Sometimes you know things in your heart but having them said out loud, on display for all to see and hear, is much harder to accept than keeping them tucked away undisturbed. Danny's check up was Wednesday and the day started of as usual with me yelling "Get Up!" over and over until he snaps "alright, already". You'd think this was a school day in high school. Later he said he would have paid me $150 to leave him alone to sleep a few more hours. Ha! It would have cost him more than that.

His checkup was the same as always, still breathing and getting out when he can. Then we went on to meet with his surgeon, the one with the magic hands, the one who will be putting that unfathomable gift of life into his chest, Dr. Vega. I wanted to understand exactly how antibodies were measured, what Danny's levels were, and what that meant relative to finding "a heart" for him. (It has always felt rather weird to talk about "a heart" as we all do when it actually means someone else has died. But I am closer to imagining the feeling of death turning into life.) Dr. Vega explained and we sat and listened. Antibodies are your bodies defense against germs (so to speak). If Danny has an antibody and a donor has an antigen (the germ) then Danny's body will reject the heart. You get antibodies from infections you've had, blood transfusions, and if you are a woman, from pregnancies. Danny's antibodies are high. When a heart becomes available his antibodies and their antigens are compared. If they find matches, the transplant will not work. Danny does not match 90% of the donor pool in Georgia. And so we wait and wait some more. They may try to reduce his antibodies but that brings other risks. The question becomes, are we, is Danny, willing to take the risks to get a heart sooner to possibly loose it later? Will his heart last long enough to find a donor that is a good fit? There are many more questions floating around in my head that I dare not let out. Danny sat quietly listening, staring at the table top, asking a few questions. I sat, asking a lot of questions, holding tears in, wanting to be told "here's the answer". But that didn't happen.
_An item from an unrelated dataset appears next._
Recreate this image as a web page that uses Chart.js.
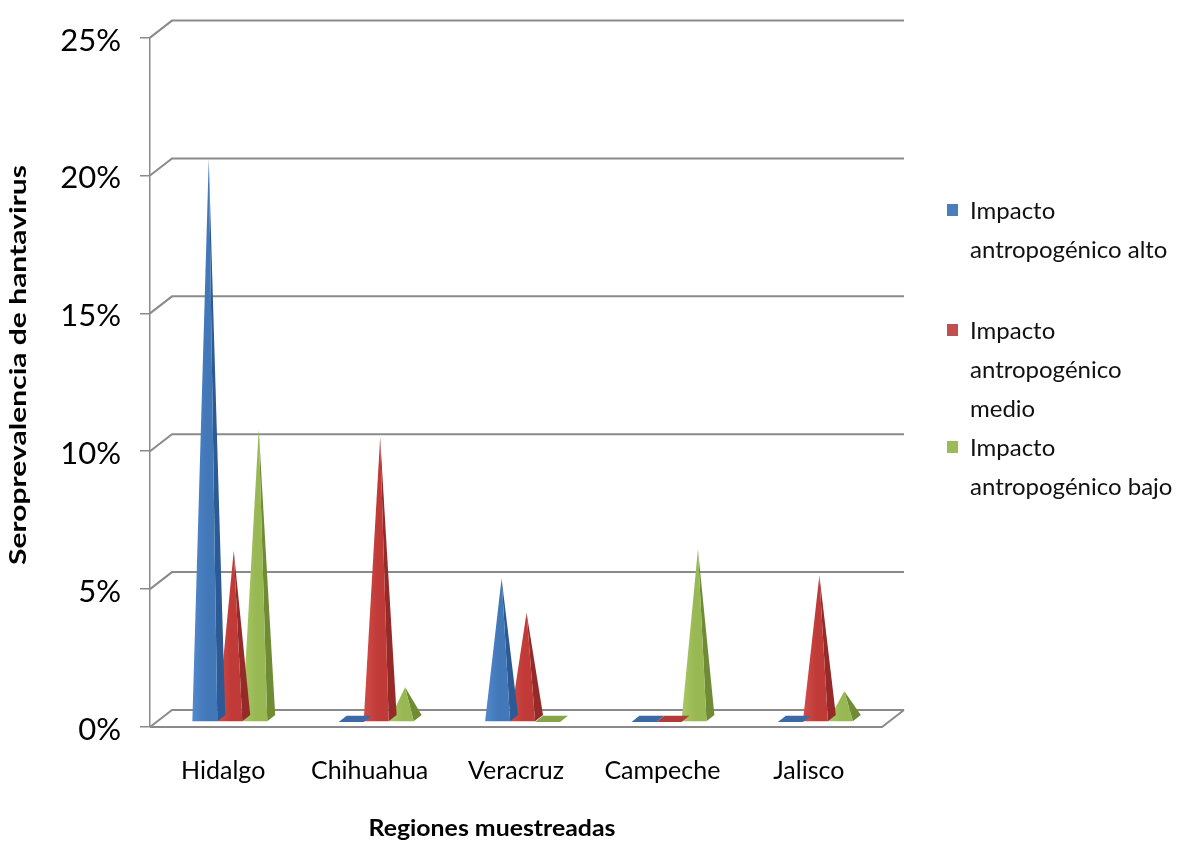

Next week we will find out what the consensus is from all the doctors that take care of Danny.

When some one is given another chance at life they may write the donor's family and try to thank them and let them know what that gift means to them. I wrote to Danny's donor family many times over the 12 years he has had his 2nd chance. They have never answered. I could never imagine the pain that came with the loss of, in their case, a child. I do know the donor was a boy Danny's age (14). All I could say was "thank you" and it seemed such an empty statement compared to the grief I knew they suffered. After that day many of my long standing religious beliefs faded away and most have yet to return. I quit trying to understand and just kept living with a massive amount of "I love You's" thrown in every single day.

Now I understand enough to know that giving that 2nd chance to Danny and others, was the last grasp at turning death into life. I am heartbroken (catch that?) to have to tell them Danny's 2nd chance is fading. I have waited 5 years to write that letter. I'm not sure if I can. But, I do understand....... now.

I Promise You

How do I survive to face another day

when the only thing I want is to retrofit my fear

And how do I endure the cataclysmic sight

that continues to invade this uncharted frontier

Oh, I hope that you can see what I’m tryin’ to say

Don’t give up on me, I will fight another day

I will fight another way, another time, I will fight another day

It seems I must subsist on the conflicts of the mind

while the ever present truth is just a blue illusion

I only can subsist by trading my heart in for a mask

the smile upon my face you see is just my own delusion

It’s just the same you see, no matter where I go

Don’t give up on me, I’m trying to fight this foe

I will fight this nemesis, insidious bane, I will fight this foe

The only challenge that I know or understand to be

is the one I hope to face when you’re right beside of me.

Right beside of me, holding tight, sitting right next to me.

Don’t give up on me, I’ve got a long, long way to go.